Os atos antidemocráticos de 8 de janeiro, apesar da enérgica reação das instituições, responsabilizando seus autores, deixou sequelas e viúvas no Brasil. Ainda há quem sustente, sem qualquer pudor, que os atos foram uma expressão da convivência democrática sem atentar para o seu conteúdo, já comprovado, de que se tratava de uma das fases do pretendido golpe de estado.
Se o golpe passou de raspão na cabeça do povo ainda não houve desistência de sua efetivação.
Sabe-se que uma das armas para a perpetração da tentativa de golpe foi o abuso na liberdade de expressão, vinda pelo fio condutor das redes sociais. A extrema-direita no Brasil abusou dos que eles denominam de liberdade de expressão. O Supremo Tribunal Federal foi o guardião de nossa democracia nesses tempos bicudos com seus erros e acertos punindo os infratores.
Semana passada, o bilionário Elon Musk resolveu, com seu estilo bufão, atirar novamente em um dos pilares da democracia, afirmando que se estava vivendo no Brasil uma ditadura da toga e que, doravante, não cumpriria mais ordem judicial, porquanto a liberdade expressão estava em agonia no solo brasileiro. Foi um delírio para as viúvas do golpe malsucedido de 8 de janeiro. Apoiadores do ex-presidente Bolsonaro, de imediato, transformaram o Elon Musk em ídolo. O Ministro Alexandre de Moraes, alvo da verborragia do bilionário e dos militantes da tentativa de golpe, reagiu colocando-o como alvo de um dos processos que tramitam na Suprema Corte. A polêmica adquiriu foros de pauta nacional com grandes debates a respeito do tema.
Na verdade, o grande cerne dessa polêmica reside na compreensão do instituto da liberdade de expressão, como cânone constitucional, seu uso e a consequência de eventuais abusos. A maior parte da população, de fato, ignora os limites de qualquer direito. Não alcançam, por exemplo, que qualquer direito não é absoluto. Há limites para o seu exercício. A liberdade de expressão, como um direito de estatura constitucional, de igual forma, não é absoluto. Repugna ao direito, como princípio, o uso abusivo dessa graça estatal. Coibir o abuso da liberdade de expressão, de nenhuma maneira, se revela compatível com a ideia de censura rechaçada nas democracias. O abuso não se subsume ao conceito de fruição natural do direito de liberdade de expressão.
O grande desafio de nosso tempo é separar liberdade de pensamento que, segundo Sampaio Dória é o direito de exprimir, por qualquer forma, o que se pense em ciência, religião, arte, ou que for, própria de cada indivíduo, da liberdade de informação jornalística, própria da imprensa.
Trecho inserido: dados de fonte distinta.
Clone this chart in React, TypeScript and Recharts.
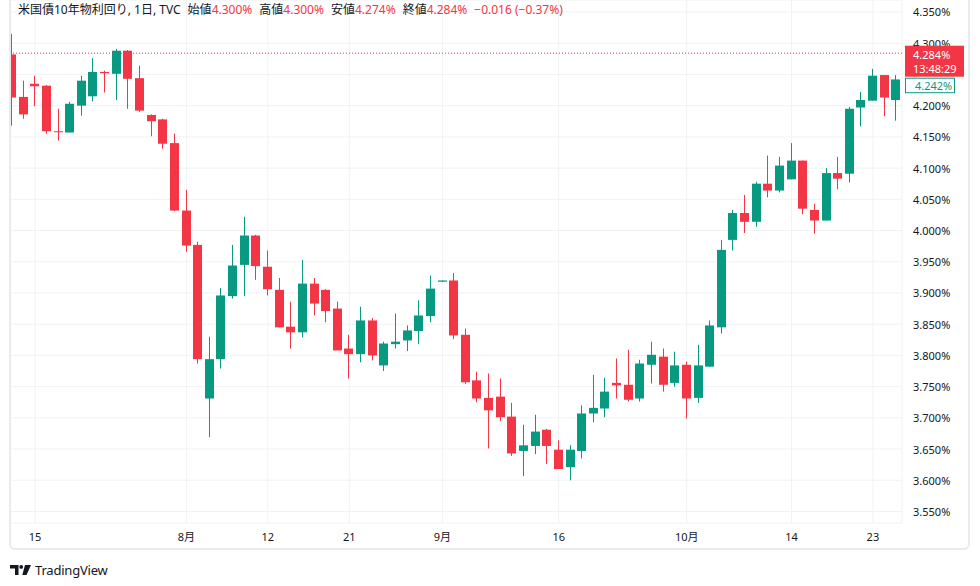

Embora ambas partam da liberdade opinião, esta entendida com a liberdade primária e ponto de partida das outras, não compõem a mesma realidade. A propósito da liberdade de imprensa, impõe-se reproduzir o dizer de Marx: “A imprensa livre é o olhar onipotente do povo a confiança personalizada do povo nele mesmo, o vínculo articulado que une o indivíduo ao Estado e ao mundo, a cultura incorporada que transforma lutas materiais em lutas intelectuais, e idealiza suas formas brutas. É a franca confissão do povo a si mesmo, e sabemos que o poder da confissão é o de redimir. A imprensa livre é o espelho intelectual no qual o povo se vê, e a visão de si mesmo é a primeira confissão da sabedoria”. É a liberdade de imprensa que recebe a tutela da não-censura, sem se deixar de punir os abusos. Elon Musk confunde os conceitos e defende a liberdade total, sem qualquer tipo de barreira para conter os abusos para propagar, sobretudo, sua ideologia. Erra muito nessa confusão conceitual.